Can LSD Make You A Billionaire?
Who wants to be a billionaire?
Just eat acid. That’s all you gotta do. If you believe CNN, that is…
In this video lifestyle Guru Tim Ferriss shares his thoughts on using drugs to expand consciousness as an acceptable way for the tech industry to solve problems.
Silicon Valley are now promoting hallucinogenic drugs on CNN. Is it time to legalize yet?
Other iconic users include Douglas Englebart (inventor of the mouse and desktop interface), John Gilmore (co-founder of Sun Microsystems and the MAPS association for psychedelic studies), and Stewart Brand (founder of the Whole Earth Catalog and the WELL).
Burning Man co-founder Danger Ranger, contributed to Mondo 2000’s Berkeley party house and got wired with WIRED. He attributes hanging around with this crowd (with their Stanford chemistry lab supply) as providing valuable “connections” to Burning Man that brought the tech crowd in to join up with the Cacophony Society’s Merry Pranksters. WIRED beat the drum for the tech industry with their Bruce Sterling cover story in 1996. Danger Ranger joined the Burning Man Project in 1990, prior to that with John Law he was a co-founder of the Cacophony Society, which grew out of their earlier involvement in the Suicide Club, which also begat the BLF. The Billboard Liberation Front “dropped LSD” in 1995, sponsored by Gilmore as the project’s Creative Director. First a giant neon ad for LSD, next to the freeway, ironically high-jacked by art guerilla cyber punks; next, a cover story on WIRED with a neon glowing Burning Man and a Mad Max-themed video from Dr Dre.
Even LSD mega-promoter Timothy Leary got all Cyberdelic, saying that the PC is the LSD of the 1990’s and admonishing Bohemians to “turn on, boot up, jack in“. Presumably, in the 21st century the LSD of the Teenies is going to be Oculus Rift and the Burner-built Microsoft Holo Lens, where you can plug into Burner-built Second Life to attend Burning Man virtually at their Burn2 Regional.

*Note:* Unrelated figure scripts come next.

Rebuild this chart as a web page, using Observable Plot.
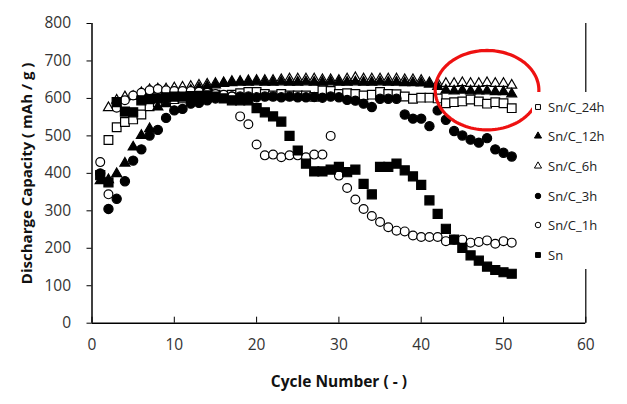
<!DOCTYPE html>
<html><head><meta charset="utf-8">
<script src="https://cdn.jsdelivr.net/npm/d3@7"></script>
<script src="https://cdn.jsdelivr.net/npm/@observablehq/plot@0.6"></script>
<style>
body{margin:0;background:#fff;}
#wrap{position:relative;width:627px;height:404px;overflow:hidden;}
#legend{position:absolute;left:532px;top:92px;width:88px;height:177px;background:#fff;font-family:"Open Sans",sans-serif;font-size:13px;color:#222;}
.item{position:absolute;left:0;height:18px;display:flex;align-items:center;white-space:nowrap;}
.item svg{margin-right:4px;}
</style>
</head><body>
<div id="wrap"><div id="legend"></div></div>
<script>
const cycles = [1,2,3,4,5,6,7,8,9,10,11,12,13,14,15,16,17,18,19,20,21,22,23,24,25,26,27,28,29,30,31,32,33,34,35,36,37,38,39,40,41,42,43,44,45,46,47,48,49,50,51];
const snc24h = [null,489,523,537,544,557,579,590,595,598,600,605,608,610,610,608,610,614,617,617,612,608,612,608,608,608,604,621,620,612,614,612,608,610,617,612,611,605,599,602,602,600,587,590,592,597,592,586,590,587,574];
const snc12h = [380,383,399,427,470,501,519,577,586,605,612,622,628,632,636,640,642,643,643,644,643,643,644,643,643,644,643,643,644,643,643,644,643,643,644,643,643,642,642,641,638,632,622,620,622,620,620,620,618,618,612];
const snc6h  = [null,575,595,604,605,615,623,625,625,628,630,632,635,638,640,642,645,645,647,648,648,648,650,652,652,652,652,650,650,648,652,655,652,652,652,652,652,650,650,648,642,640,640,640,642,640,640,642,640,640,635];
const snc3h  = [400,305,332,379,434,464,501,516,548,568,572,586,588,595,600,603,605,605,605,603,605,605,603,605,603,603,604,602,605,603,596,594,586,577,599,599,599,557,546,546,526,568,543,513,501,490,482,494,464,455,445];
const snc1h  = [430,344,575,595,608,615,622,625,622,620,620,620,618,615,612,610,605,552,531,477,448,450,443,448,448,443,450,450,500,394,361,330,305,286,270,256,247,245,234,230,230,230,219,223,223,215,217,221,212,219,215];
const sn     = [395,376,590,565,563,595,598,600,603,605,605,606,607,608,605,600,595,595,595,574,563,552,538,500,461,426,405,405,410,417,403,410,372,344,417,417,426,408,392,369,328,292,252,223,201,181,167,151,142,136,132];

const seriesNames = ["Sn/C_24h","Sn/C_12h","Sn/C_6h","Sn/C_3h","Sn/C_1h","Sn"];
const xTicks = [0,10,20,30,40,50,60];
const yTicks = [0,100,200,300,400,500,600,700,800];
const xTitle = "Cycle Number ( - )";
const yTitle = "Discharge Capacity ( mAh / g )";
// annotation ellipse (data units): center cycle, center capacity, radius in cycles, radius in capacity
const ringCenter = [48, 622];
const ringRadius = [6.3, 106];

const styles = {
  "Sn/C_24h": {values: snc24h, symbol: "square",   fill: "#fff", r: 4.9},
  "Sn/C_12h": {values: snc12h, symbol: "triangle", fill: "#000", r: 3.7},
  "Sn/C_6h":  {values: snc6h,  symbol: "triangle", fill: "#fff", r: 3.7},
  "Sn/C_3h":  {values: snc3h,  symbol: "circle",   fill: "#000", r: 4.6},
  "Sn/C_1h":  {values: snc1h,  symbol: "circle",   fill: "#fff", r: 4.4},
  "Sn":       {values: sn,     symbol: "square",   fill: "#000", r: 5.1}
};
const drawOrder = ["Sn/C_24h","Sn/C_6h","Sn/C_12h","Sn/C_3h","Sn/C_1h","Sn"];

function rows(name) {
  return cycles.map((c, i) => ({cycle: c, cap: styles[name].values[i], series: name}))
               .filter(d => d.cap != null);
}

const ring = d3.range(0, 2 * Math.PI, Math.PI / 60).map(t => ({
  x: ringCenter[0] + ringRadius[0] * Math.cos(t),
  y: ringCenter[1] + ringRadius[1] * Math.sin(t)
}));

const dotMarks = drawOrder.map(name => Plot.dot(rows(name), {
  x: "cycle", y: "cap", symbol: () => styles[name].symbol, r: styles[name].r,
  fill: styles[name].fill, stroke: "#000", strokeWidth: 1.2
}));

const chart = Plot.plot({
  width: 627, height: 404,
  marginLeft: 91.5, marginRight: 41.7, marginTop: 23, marginBottom: 81.3,
  x: {domain: [0, 60]},
  y: {domain: [0, 800]},
  symbol: {type: "identity"},
  style: {fontFamily: "Open Sans, sans-serif", fontSize: "15.5px", color: "#333", background: "#fff"},
  marks: [
    Plot.axisX({ticks: xTicks, tickSize: -6, tickPadding: 21.5, label: null, stroke: "#000", fill: "#333"}),
    Plot.axisY({ticks: yTicks, tickSize: 5, tickPadding: 16, label: null, stroke: "#000", fill: "#333"}),
    Plot.ruleX([60], {stroke: "#000", strokeWidth: 1.2}),
    Plot.ruleX([0], {stroke: "#000", strokeWidth: 1.5}),
    Plot.ruleY([0], {stroke: "#000", strokeWidth: 1.5}),
    ...dotMarks,
    Plot.line(ring, {x: "x", y: "y", curve: "linear-closed", stroke: "#ee1111", strokeWidth: 3.2}),
    Plot.text([xTitle], {frameAnchor: "bottom", dy: 58.5, fontWeight: "bold", fontSize: 15.5, fill: "#111", lineAnchor: "middle", textAnchor: "middle"}),
    Plot.text([yTitle], {frameAnchor: "left", dx: -64.5, rotate: -90, fontWeight: "bold", fontSize: 15, fill: "#111", lineAnchor: "middle", textAnchor: "middle"})
  ]
});
document.getElementById("wrap").prepend(chart);

// legend
const legend = document.getElementById("legend");
const legendSymbols = {square: d3.symbolSquare, triangle: d3.symbolTriangle, circle: d3.symbolCircle};
seriesNames.forEach((name, i) => {
  const s = styles[name];
  const item = document.createElement("div");
  item.className = "item";
  item.style.top = (5.7 + i * 29.6) + "px";
  const svg = d3.create("svg").attr("width", 12).attr("height", 12);
  const area = s.symbol === "triangle" ? 22 : 24;
  svg.append("path")
     .attr("transform", "translate(6,6)")
     .attr("d", d3.symbol(legendSymbols[s.symbol], area)())
     .attr("fill", s.fill).attr("stroke", "#000").attr("stroke-width", 1);
  item.appendChild(svg.node());
  const span = document.createElement("span");
  span.textContent = name;
  item.appendChild(span);
  legend.appendChild(item);
});
</script>
</body></html>
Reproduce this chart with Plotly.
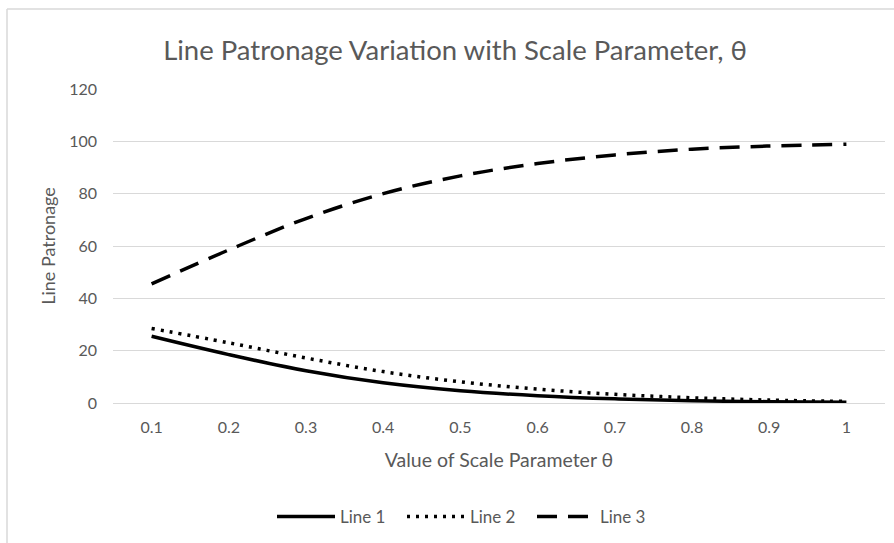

io9 has a list of 10 great inventors who took drugs. At least 6 of the 10 were trippers:
LSD was a big deal for Steve Jobs. How big? Evidently, Jobs believed that experimenting with LSD in the 1960s was “one of the two or three most important things he had done in his life.” What’s more, he felt that there were parts of him that the people he knew and worked with could not understand, simply because they hadn’t had a go at psychedelics. This latter sentiment also comes through in his recently-published biography, wherein Jobs goes so far as to associate what he interpreted as Bill Gates’ dearth of imagination with a lack of psychedelic experimentation:
“Bill is basically unimaginative and has never invented anything, which is why I think he’s more comfortable now in philanthropy than technology. He just shamelessly ripped off other people’s ideas.”
“He’d be a broader guy,” Jobs says about Gates, “if he had dropped acid once or gone off to an ashram when he was younger.”
Which is funny, because Bill Gates totally did experiment with LSD, though an excerpt from a 1994 interview with Playboy reveals he was much less open about it than Jobs:
PLAYBOY: Ever take LSD?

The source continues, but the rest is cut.